I cracked the car’s bumper last week. I was pulling out of an unusual spot in our parking garage and hit a railing. The unappetizing crunch left a sizable smudge of red paint.
Two reactions emerged in such swift succession that it’s hard to say which came first. One was How could I? The other, Good timing.
After surveying the fissure I headed out on my errands, directing my energy toward the Good timing side of the coin. I’ve had this little red Neon for nearly 14 years, and I don’t expect it to last much longer. If I’m going to crack something, this is the right time and the right car.
Naturally, the How could I? line of thinking nudged Good timing out of the way by the time I made it to the grocery store. What had happened back there? Could I blame it in part on the unusual angle of the parking spot, or was it a shameful lapse of judgment on my part? Did this make me a Bad Driver? The last time I bumped into anything was in 2008, when I dented the passenger side while parallel parking next to a rock wall. I chocked that error up to stress and exhaustion; I’d just split up with my first husband.
Somewhere between the produce aisle and pasta, I journeyed back farther still in the Neon’s history, to the collision of 2004. It was a spring evening, and I was making a left turn I’d made hundreds of times before. To this day I swear that the oncoming SUV appeared out of nowhere, as if aliens had dropped it out of the sky to delay my dinner plans. I wasn’t talking on my cell phone or adjusting the stereo. As the airbag blossomed into my chest, I felt nothing but consternation. I was certain I’d had plenty of time to make the turn.
In the days that followed, I could tell that my family believed me as much as the cranky police officer who arrived on the scene and wrote me a ticket. It sounded like a pitiful lie even to my own ears, but it was the full truth of my recollection. Ten years later, I wager that the cognitive dissonance presented by the scenario was too great for my 23-year-old mind to handle. I was a straight-A person, and straight-A people don’t cause car accidents, ergo my mind overrode reality with its own clandestine version of events.
Either that or the alien thing. It’s hard to be sure.

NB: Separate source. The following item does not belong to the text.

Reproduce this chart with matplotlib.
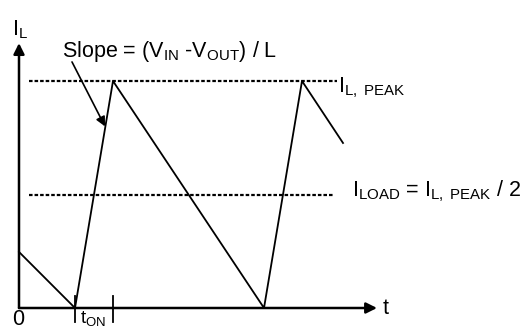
import matplotlib
matplotlib.use('Agg')
import matplotlib.pyplot as plt

plt.rcParams['font.family'] = ['Liberation Sans', 'DejaVu Sans']
plt.rcParams['mathtext.fontset'] = 'custom'
plt.rcParams['mathtext.rm'] = 'Liberation Sans'
plt.rcParams['mathtext.it'] = 'Liberation Sans'

# inductor current waveform (time in arbitrary units, current relative to I_L,PEAK)
t_wave = [0, 56, 94, 245, 283, 324]
i_wave = [0.247, 0.0, 1.0, 0.0, 1.0, 0.727]

i_peak = 1.0
i_load = 0.5
t_on = [56, 94]

fig = plt.figure(figsize=(5.28, 3.29), dpi=100)
ax = fig.add_axes([0, 0, 1, 1])
ax.set_xlim(-19, 509)
ax.set_ylim(-21 / 227, 308 / 227)
ax.axis('off')

k = dict(color='black')

# axes with arrows
ax.annotate('', xy=(358, 0), xytext=(0, 0),
            arrowprops=dict(arrowstyle='-|>', lw=1.8, color='black', mutation_scale=16, shrinkA=0, shrinkB=0))
ax.annotate('', xy=(0, 1.167), xytext=(0, 0),
            arrowprops=dict(arrowstyle='-|>', lw=1.8, color='black', mutation_scale=16, shrinkA=0, shrinkB=0))

# dotted reference levels
ax.plot([10, 318], [i_peak, i_peak], ls=(0, (1.6, 0.9)), lw=1.6, **k)
ax.plot([10, 315], [i_load, i_load], ls=(0, (1.6, 0.9)), lw=1.6, **k)

# waveform
ax.plot(t_wave, i_wave, lw=1.3, **k)

# t_on markers
for tt in t_on:
    ax.plot([tt, tt], [0.055, -0.06], lw=1.3, **k)

# slope arrow
ax.annotate('', xy=(86, 0.80), xytext=(53, 1.084),
            arrowprops=dict(arrowstyle='-|>', lw=1.2, color='black', mutation_scale=14, shrinkA=0, shrinkB=0))

fs = 15.5
ax.text(43, 1.105, r'Slope = (V$_{\rm IN}$ -V$_{\rm OUT}$) / L', fontsize=fs, ha='left', va='baseline')
ax.text(-7, 1.202, r'I$_{\rm L}$', fontsize=fs, ha='left', va='baseline')
ax.text(319, 0.95, r'I$_{\rm L,\ PEAK}$', fontsize=fs, ha='left', va='baseline')
ax.text(333, 0.5 - 0.01, r'I$_{\rm LOAD}$ = I$_{\rm L,\ PEAK}$ / 2', fontsize=fs, ha='left', va='baseline')
ax.text(364, 0, 't', fontsize=fs, ha='left', va='center')
ax.text(-1, -0.05, '0', fontsize=fs, ha='center', va='center')
ax.text(61, -20.5 / 227, r't$_{\rm ON}$', fontsize=fs - 2, ha='left', va='bottom')

fig.savefig('out.png', dpi=100)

On the way home from the grocery store last week, I wondered how people perceive my car as it chugs through the streets of Wichita. In 2009 I plastered the bumper with stickers, most of my own design. Some of the lettering was too small to begin with, and for the most part they’ve faded into indecipherable enigmas. Forget shiny and sleek; the Neon can’t even pull off clever and quirky any longer.

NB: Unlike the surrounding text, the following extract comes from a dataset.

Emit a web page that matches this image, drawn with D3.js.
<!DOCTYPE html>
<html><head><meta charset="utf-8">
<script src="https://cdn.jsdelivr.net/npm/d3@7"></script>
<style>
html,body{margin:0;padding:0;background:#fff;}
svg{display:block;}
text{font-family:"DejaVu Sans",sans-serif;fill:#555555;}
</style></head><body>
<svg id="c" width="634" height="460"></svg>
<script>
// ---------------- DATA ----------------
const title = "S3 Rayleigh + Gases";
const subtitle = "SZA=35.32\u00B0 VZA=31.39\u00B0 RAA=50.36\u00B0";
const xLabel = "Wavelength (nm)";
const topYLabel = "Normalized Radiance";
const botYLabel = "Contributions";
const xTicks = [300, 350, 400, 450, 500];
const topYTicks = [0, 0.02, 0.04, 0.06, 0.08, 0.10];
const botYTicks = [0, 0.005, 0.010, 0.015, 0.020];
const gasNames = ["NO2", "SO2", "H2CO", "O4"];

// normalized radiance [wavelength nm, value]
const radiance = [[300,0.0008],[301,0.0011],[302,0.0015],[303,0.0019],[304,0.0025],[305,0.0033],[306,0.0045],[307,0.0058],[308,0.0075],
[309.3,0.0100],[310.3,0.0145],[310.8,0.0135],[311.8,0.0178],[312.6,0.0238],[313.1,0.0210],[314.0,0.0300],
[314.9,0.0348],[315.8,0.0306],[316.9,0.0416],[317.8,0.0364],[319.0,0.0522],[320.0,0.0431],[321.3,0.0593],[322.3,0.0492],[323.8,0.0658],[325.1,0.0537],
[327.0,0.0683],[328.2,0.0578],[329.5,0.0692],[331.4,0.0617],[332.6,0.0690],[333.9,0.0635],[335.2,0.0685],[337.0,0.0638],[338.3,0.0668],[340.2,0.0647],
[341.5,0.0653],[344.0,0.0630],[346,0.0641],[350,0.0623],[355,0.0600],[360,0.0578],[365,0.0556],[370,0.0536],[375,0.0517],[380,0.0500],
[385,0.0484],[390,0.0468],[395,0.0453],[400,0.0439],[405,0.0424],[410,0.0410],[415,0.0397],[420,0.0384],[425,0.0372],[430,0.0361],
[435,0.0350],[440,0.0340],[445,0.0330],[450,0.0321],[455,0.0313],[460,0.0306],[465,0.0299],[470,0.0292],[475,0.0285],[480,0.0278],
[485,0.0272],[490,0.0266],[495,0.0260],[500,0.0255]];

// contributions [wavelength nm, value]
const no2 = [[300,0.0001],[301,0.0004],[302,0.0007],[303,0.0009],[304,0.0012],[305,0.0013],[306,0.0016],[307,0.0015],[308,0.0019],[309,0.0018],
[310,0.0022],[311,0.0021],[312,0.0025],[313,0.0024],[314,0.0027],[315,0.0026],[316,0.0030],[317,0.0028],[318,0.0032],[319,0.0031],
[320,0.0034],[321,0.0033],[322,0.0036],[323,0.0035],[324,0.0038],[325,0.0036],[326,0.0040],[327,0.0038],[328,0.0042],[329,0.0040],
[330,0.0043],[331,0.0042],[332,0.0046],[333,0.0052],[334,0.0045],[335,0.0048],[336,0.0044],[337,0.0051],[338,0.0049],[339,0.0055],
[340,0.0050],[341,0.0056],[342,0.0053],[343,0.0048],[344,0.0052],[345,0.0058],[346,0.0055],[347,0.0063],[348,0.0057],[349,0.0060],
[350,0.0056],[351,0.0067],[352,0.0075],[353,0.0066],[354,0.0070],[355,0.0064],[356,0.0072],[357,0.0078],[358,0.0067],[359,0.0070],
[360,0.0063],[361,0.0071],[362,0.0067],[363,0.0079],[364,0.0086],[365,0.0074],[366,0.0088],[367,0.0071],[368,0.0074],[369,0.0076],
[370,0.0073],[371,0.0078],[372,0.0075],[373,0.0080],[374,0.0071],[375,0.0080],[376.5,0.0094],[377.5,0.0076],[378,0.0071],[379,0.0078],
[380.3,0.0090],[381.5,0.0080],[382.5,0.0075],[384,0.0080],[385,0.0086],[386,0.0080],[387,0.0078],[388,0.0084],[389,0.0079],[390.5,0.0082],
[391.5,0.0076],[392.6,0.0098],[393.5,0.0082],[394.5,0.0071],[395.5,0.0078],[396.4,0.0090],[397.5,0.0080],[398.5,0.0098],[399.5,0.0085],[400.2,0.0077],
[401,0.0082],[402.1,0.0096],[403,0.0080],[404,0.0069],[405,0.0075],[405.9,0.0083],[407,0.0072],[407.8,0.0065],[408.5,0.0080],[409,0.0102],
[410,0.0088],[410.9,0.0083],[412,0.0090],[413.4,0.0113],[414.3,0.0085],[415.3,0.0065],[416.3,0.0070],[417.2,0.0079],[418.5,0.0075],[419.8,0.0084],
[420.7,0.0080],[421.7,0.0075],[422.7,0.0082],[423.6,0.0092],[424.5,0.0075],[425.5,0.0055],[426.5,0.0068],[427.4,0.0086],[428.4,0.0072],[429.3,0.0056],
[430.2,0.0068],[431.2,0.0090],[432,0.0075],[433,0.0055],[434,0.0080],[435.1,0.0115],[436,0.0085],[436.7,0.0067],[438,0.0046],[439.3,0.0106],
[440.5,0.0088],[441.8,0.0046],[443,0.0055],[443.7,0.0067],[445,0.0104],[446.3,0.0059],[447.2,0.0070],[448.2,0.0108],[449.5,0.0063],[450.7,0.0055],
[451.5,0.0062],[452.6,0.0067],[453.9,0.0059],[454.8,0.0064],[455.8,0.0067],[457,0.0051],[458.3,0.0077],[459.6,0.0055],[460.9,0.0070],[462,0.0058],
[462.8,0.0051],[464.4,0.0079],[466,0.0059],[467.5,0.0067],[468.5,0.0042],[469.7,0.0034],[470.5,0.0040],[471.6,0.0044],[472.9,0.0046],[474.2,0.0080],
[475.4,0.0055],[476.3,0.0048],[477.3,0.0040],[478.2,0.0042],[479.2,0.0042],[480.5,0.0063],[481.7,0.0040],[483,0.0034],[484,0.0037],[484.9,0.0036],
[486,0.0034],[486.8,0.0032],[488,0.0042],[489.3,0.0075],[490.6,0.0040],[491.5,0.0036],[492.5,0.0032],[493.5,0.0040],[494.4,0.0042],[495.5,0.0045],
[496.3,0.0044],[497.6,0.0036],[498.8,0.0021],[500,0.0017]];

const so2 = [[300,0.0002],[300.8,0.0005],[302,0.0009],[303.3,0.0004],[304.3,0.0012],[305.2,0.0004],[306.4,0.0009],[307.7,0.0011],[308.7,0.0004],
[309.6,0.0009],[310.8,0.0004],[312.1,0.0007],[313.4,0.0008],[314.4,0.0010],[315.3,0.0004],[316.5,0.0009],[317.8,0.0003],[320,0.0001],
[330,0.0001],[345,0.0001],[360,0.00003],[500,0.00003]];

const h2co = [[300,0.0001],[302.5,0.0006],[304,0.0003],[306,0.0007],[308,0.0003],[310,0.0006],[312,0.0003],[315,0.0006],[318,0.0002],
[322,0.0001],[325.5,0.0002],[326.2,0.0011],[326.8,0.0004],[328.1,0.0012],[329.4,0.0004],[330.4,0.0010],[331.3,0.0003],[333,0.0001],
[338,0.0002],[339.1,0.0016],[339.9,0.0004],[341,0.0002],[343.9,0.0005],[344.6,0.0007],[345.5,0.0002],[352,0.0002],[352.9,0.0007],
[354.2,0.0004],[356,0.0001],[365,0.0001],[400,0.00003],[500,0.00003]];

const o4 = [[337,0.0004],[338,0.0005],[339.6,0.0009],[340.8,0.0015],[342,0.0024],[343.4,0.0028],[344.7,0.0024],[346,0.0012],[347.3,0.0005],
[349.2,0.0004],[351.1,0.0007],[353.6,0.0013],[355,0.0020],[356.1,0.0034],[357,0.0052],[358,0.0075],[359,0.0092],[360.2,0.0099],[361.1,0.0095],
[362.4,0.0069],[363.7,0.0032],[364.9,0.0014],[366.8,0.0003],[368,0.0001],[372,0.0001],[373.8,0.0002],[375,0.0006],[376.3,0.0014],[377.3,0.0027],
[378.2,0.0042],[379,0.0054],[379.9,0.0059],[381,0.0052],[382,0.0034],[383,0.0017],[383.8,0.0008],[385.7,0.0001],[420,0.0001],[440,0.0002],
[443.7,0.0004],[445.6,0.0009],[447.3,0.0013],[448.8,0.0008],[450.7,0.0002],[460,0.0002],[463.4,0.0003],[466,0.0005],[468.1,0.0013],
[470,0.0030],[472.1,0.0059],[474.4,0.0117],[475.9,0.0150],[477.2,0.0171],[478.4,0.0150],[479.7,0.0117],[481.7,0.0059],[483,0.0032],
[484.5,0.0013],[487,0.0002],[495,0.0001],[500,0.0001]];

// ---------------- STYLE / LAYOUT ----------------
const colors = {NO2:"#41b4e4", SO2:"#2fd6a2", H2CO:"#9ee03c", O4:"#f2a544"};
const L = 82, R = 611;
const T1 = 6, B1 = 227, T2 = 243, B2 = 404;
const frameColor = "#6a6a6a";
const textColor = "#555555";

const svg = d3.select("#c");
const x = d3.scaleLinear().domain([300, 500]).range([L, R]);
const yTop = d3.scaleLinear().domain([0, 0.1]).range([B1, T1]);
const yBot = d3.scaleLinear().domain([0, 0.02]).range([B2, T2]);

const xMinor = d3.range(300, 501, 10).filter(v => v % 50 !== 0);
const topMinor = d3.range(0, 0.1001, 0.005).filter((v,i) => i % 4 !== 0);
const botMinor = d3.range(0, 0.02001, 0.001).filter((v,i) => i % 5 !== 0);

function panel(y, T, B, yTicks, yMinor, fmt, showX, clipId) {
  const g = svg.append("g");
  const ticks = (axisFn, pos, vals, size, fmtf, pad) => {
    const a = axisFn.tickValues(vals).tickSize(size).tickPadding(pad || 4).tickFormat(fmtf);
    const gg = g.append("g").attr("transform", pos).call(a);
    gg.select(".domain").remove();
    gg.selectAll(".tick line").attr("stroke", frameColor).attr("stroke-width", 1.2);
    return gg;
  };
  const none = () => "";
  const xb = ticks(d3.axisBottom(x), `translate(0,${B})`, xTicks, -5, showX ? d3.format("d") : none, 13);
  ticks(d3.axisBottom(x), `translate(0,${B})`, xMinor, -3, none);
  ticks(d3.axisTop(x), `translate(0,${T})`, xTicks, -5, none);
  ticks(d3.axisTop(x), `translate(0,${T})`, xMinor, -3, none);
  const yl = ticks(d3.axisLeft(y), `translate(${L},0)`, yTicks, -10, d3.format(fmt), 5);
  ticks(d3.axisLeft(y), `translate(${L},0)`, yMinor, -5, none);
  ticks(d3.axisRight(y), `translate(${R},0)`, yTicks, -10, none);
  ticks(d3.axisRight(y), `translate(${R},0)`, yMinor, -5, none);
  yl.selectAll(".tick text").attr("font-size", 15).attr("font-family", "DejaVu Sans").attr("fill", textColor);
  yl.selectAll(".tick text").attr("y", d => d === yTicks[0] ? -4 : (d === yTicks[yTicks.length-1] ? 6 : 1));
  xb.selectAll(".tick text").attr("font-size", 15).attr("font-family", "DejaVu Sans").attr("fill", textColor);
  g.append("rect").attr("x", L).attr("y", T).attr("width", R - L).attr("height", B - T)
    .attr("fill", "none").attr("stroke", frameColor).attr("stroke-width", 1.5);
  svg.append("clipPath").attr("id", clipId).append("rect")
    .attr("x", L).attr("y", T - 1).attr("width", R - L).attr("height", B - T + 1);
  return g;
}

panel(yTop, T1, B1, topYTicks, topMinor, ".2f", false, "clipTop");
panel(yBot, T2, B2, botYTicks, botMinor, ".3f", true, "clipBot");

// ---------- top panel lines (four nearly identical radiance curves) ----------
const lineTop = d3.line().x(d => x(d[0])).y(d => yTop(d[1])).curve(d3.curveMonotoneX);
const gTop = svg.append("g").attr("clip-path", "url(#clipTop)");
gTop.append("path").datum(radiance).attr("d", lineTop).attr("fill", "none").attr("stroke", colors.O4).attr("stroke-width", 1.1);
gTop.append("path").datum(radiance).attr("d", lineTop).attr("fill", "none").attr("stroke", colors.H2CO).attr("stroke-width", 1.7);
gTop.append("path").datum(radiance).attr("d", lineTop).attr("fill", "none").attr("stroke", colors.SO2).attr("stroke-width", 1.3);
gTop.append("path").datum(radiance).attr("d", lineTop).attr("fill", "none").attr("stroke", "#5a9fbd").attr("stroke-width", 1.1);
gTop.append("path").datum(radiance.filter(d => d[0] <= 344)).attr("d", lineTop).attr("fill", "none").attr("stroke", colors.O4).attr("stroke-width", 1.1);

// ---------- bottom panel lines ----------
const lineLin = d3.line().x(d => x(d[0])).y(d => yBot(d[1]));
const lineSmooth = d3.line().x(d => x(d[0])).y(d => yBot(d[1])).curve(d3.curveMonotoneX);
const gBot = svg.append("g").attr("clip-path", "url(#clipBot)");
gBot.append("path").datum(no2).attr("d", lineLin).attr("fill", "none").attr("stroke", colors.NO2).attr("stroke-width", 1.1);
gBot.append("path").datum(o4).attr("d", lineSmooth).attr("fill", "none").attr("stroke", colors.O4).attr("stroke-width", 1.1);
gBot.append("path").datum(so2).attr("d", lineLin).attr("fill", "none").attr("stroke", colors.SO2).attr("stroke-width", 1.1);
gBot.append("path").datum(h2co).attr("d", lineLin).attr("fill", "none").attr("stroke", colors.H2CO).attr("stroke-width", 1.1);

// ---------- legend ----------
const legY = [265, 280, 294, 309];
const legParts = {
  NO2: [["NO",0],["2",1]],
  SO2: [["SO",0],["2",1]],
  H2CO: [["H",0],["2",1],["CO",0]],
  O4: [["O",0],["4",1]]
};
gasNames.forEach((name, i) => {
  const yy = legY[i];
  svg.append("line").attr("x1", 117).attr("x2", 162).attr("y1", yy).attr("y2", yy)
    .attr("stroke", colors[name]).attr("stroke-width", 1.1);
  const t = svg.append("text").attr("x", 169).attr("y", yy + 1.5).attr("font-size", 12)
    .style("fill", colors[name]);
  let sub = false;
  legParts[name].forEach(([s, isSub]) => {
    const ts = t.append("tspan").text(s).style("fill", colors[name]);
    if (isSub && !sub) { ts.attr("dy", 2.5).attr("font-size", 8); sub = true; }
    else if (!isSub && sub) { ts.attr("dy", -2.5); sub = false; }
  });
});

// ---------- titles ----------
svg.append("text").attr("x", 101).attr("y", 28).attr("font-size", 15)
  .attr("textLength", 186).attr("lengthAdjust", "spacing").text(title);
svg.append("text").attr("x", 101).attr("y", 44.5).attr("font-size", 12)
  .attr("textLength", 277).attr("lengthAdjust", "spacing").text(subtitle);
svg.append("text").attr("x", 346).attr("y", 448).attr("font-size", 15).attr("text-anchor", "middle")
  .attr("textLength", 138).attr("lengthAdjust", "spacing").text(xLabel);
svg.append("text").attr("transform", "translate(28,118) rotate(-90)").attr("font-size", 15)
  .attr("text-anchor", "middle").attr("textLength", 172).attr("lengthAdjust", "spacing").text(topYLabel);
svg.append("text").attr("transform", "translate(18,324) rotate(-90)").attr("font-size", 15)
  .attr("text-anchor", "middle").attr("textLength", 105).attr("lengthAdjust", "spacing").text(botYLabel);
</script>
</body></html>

That’s when I saw it. A bumper that looked even worse than mine, attached to an ancient vehicle puttering at the stoplight ahead. I can’t tell you the make or model, because I hardly registered the car itself. What I noticed instead was the driver: a middle-aged black woman with her right hand swirling through the air and her head pulsing to unheard music.
It couldn’t have been more than five seconds that I sat behind her. The light changed. She drove straight; I turned right. Suddenly I noticed how blue the sky was. I rolled down my window (I can’t tell you how many kids have exclaimed “Cool!” when they’ve played with those old-fashioned cranks) and let the day in.

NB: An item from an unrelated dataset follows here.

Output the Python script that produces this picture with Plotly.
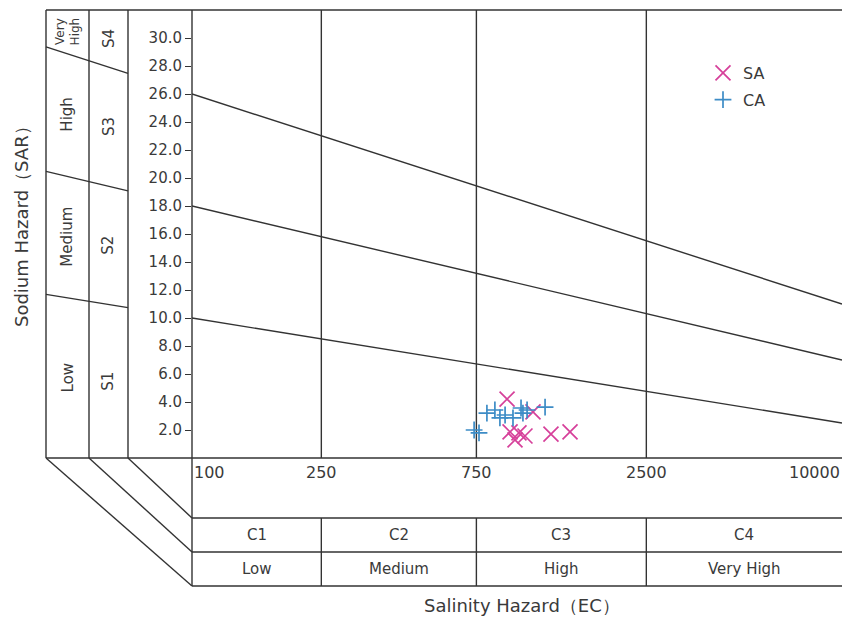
import math
import plotly.graph_objects as go

# ---------------- data ----------------
SA_EC = [932, 1120, 952, 986, 1014, 1058, 1272, 1456]
SA_SAR = [4.21, 3.29, 1.86, 1.29, 1.79, 1.57, 1.71, 1.86]

CA_EC = [738, 764, 808, 855, 886, 919, 972, 1029, 1043, 1074, 1220]
CA_SAR = [2.0, 1.79, 3.21, 3.43, 2.86, 3.07, 2.86, 3.57, 3.21, 3.43, 3.64]

EC_BOUNDS = [100, 250, 750, 2500, 10000]
EC_TICK_LABELS = ["100", "250", "750", "2500", "10000"]

SAR_TICKS = [2, 4, 6, 8, 10, 12, 14, 16, 18, 20, 22, 24, 26, 28, 30]
SAR_TICK_LABELS = ["2.0", "4.0", "6.0", "8.0", "10.0", "12.0", "14.0", "16.0",
                   "18.0", "20.0", "22.0", "24.0", "26.0", "28.0", "30.0"]

SALINITY_CLASSES = ["C1", "C2", "C3", "C4"]
SALINITY_LEVELS = ["Low", "Medium", "High", "Very High"]
SODIUM_CLASSES = ["S1", "S2", "S3", "S4"]
SODIUM_LEVELS = ["Low", "Medium", "High", "Very<br>High"]

# SAR class boundaries: value at EC=100 and at EC=10000
SAR_BOUND_LEFT = [10, 18, 26]
SAR_BOUND_RIGHT = [2.5, 7, 11]

SAR_MAX = 32

# ---------------- layout geometry (page pixels) ----------------
W, H = 842, 617
PL, PR, PT, PB = 192, 842, 10, 458
COL_X = [46, 89, 128]          # left column edges
BAND_Y = [518, 552, 586]       # bottom band rows
LINE_COLOR = "#333333"
LW = 1.4
FONT = "DejaVu Sans"
TXT = "#3a3a3a"
SA_COLOR = "#d6409a"
CA_COLOR = "#3d8cc6"


def xp(px):
    return (px - PL) / (PR - PL)


def yp(py):
    return (PB - py) / (PB - PT)


def lx(v):
    return math.log10(v)


def bound_y_paper(i, xpaper):
    sar = SAR_BOUND_LEFT[i] + (SAR_BOUND_RIGHT[i] - SAR_BOUND_LEFT[i]) * xpaper
    return sar / SAR_MAX


fig = go.Figure()

fig.add_trace(go.Scatter(
    x=SA_EC, y=SA_SAR, mode="markers", name="SA", legendgroup="sa",
    marker=dict(symbol="x-thin", size=15, color=SA_COLOR,
                line=dict(width=1.7, color=SA_COLOR)),
))
fig.add_trace(go.Scatter(
    x=CA_EC, y=CA_SAR, mode="markers", name="CA", legendgroup="ca",
    marker=dict(symbol="cross-thin", size=12, color=CA_COLOR,
                line=dict(width=1.7, color=CA_COLOR)),
))

shapes = []
ln = dict(color=LINE_COLOR, width=LW)


def pline(x0, y0, x1, y1):
    shapes.append(dict(type="line", xref="paper", yref="paper",
                       x0=x0, y0=y0, x1=x1, y1=y1, line=ln, layer="below"))


# top and bottom frame lines
pline(xp(COL_X[0]), 1, 1, 1)
pline(xp(COL_X[0]), 0, 1, 0)
# left column verticals
for cx in COL_X:
    pline(xp(cx), 0, xp(cx), 1)
# axis vertical (extends into bottom bands)
pline(0, 1, 0, yp(BAND_Y[-1]))
# bottom band horizontals
for by in BAND_Y:
    pline(0, yp(by), 1, yp(by))
# diagonals linking columns to bands
for cx, by in zip(COL_X, BAND_Y[::-1]):
    pline(xp(cx), 0, 0, yp(by))

# vertical class boundaries (plot + bands)
for ec in EC_BOUNDS[1:-1]:
    shapes.append(dict(type="line", xref="x", yref="paper", x0=ec, x1=ec,
                       y0=1, y1=0, line=ln, layer="below"))
    shapes.append(dict(type="line", xref="x", yref="paper", x0=ec, x1=ec,
                       y0=yp(BAND_Y[0]), y1=yp(BAND_Y[-1]), line=ln, layer="below"))

# SAR boundary lines in plot and their extension across the left columns
for i in range(len(SAR_BOUND_LEFT)):
    shapes.append(dict(type="line", xref="x", yref="y",
                       x0=EC_BOUNDS[0], y0=SAR_BOUND_LEFT[i],
                       x1=EC_BOUNDS[-1], y1=SAR_BOUND_RIGHT[i],
                       line=ln, layer="below"))
    xa, xb = xp(COL_X[0]), xp(COL_X[-1])
    pline(xa, bound_y_paper(i, xa), xb, bound_y_paper(i, xb))

annotations = []


def ann(text, x, y, size=15, xref="paper", yref="paper", xanchor="center",
        yanchor="middle", angle=0, color=TXT):
    annotations.append(dict(text=text, x=x, y=y, xref=xref, yref=yref,
                            xanchor=xanchor, yanchor=yanchor, textangle=angle,
                            showarrow=False, font=dict(family=FONT, size=size, color=color)))


# x tick labels
for k, (ec, lab) in enumerate(zip(EC_BOUNDS, EC_TICK_LABELS)):
    anchor = "left" if k == 0 else ("right" if k == len(EC_BOUNDS) - 1 else "center")
    ann(lab, lx(ec), yp(472), xref="x", xanchor=anchor, size=16)

# bottom band labels
for k in range(4):
    cx = (lx(EC_BOUNDS[k]) + lx(EC_BOUNDS[k + 1])) / 2
    ann(SALINITY_CLASSES[k], cx, yp((BAND_Y[0] + BAND_Y[1]) / 2), xref="x")
    ann(SALINITY_LEVELS[k], cx, yp((BAND_Y[1] + BAND_Y[2]) / 2), xref="x")

# left column labels
for col, labels in ((0, SODIUM_LEVELS), (1, SODIUM_CLASSES)):
    cxp = xp((COL_X[col] + COL_X[col + 1]) / 2)
    edges = [0] + [bound_y_paper(i, cxp) for i in range(3)] + [1]
    for k, lab in enumerate(labels):
        size = 12 if "<br>" in lab else 15
        ann(lab, cxp, (edges[k] + edges[k + 1]) / 2, size=size, angle=-90)

# axis titles
ann("Salinity Hazard（EC）", xp(522), yp(605), size=18)
ann("Sodium Hazard（SAR）", xp(21), yp(222), size=18, angle=-90)

fig.update_layout(
    width=W, height=H, autosize=False,
    margin=dict(l=PL, r=W - PR, t=PT, b=H - PB, pad=0),
    paper_bgcolor="white", plot_bgcolor="white",
    font=dict(family=FONT, color=TXT),
    xaxis=dict(type="log", range=[lx(EC_BOUNDS[0]), lx(EC_BOUNDS[-1])],
               showgrid=False, zeroline=False, showticklabels=False, ticks="",
               showline=False),
    yaxis=dict(range=[0, SAR_MAX], tickvals=SAR_TICKS, ticktext=SAR_TICK_LABELS,
               ticks="outside", ticklen=6, tickwidth=LW, tickcolor=LINE_COLOR,
               showgrid=False, zeroline=False, showline=False,
               tickfont=dict(family=FONT, size=15, color=TXT)),
    legend=dict(x=xp(703), y=yp(56), xanchor="left", yanchor="top",
                bgcolor="rgba(0,0,0,0)", font=dict(family=FONT, size=16, color=TXT),
                tracegroupgap=3),
    shapes=shapes, annotations=annotations,
)

fig.write_html(
    "out.html",
    config={"displayModeBar": False},
    post_script="document.body.style.margin='0';document.body.style.overflow='hidden';",
)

I thought about all the times I haven’t dented this car: near misses and close calls. I thought about the lucky collision of 2009, when a friend’s teenage neighbor backed into my car, leaving a dent that deposited a $1200 insurance settlement into my savings account. The boy’s mom wrote me the sweetest card to thank me for being gracious to her son. She even sent a gift package that included Trader Joe’s trail mix. (Sometimes in Wichita we really miss Trader Joe’s.)
For some a car is a status symbol. For some it’s a toy. I’ve got friends whose cars are pragmatic and friends whose cars make a statement. At this point, my car is a collection of dents and dings; each one with a story.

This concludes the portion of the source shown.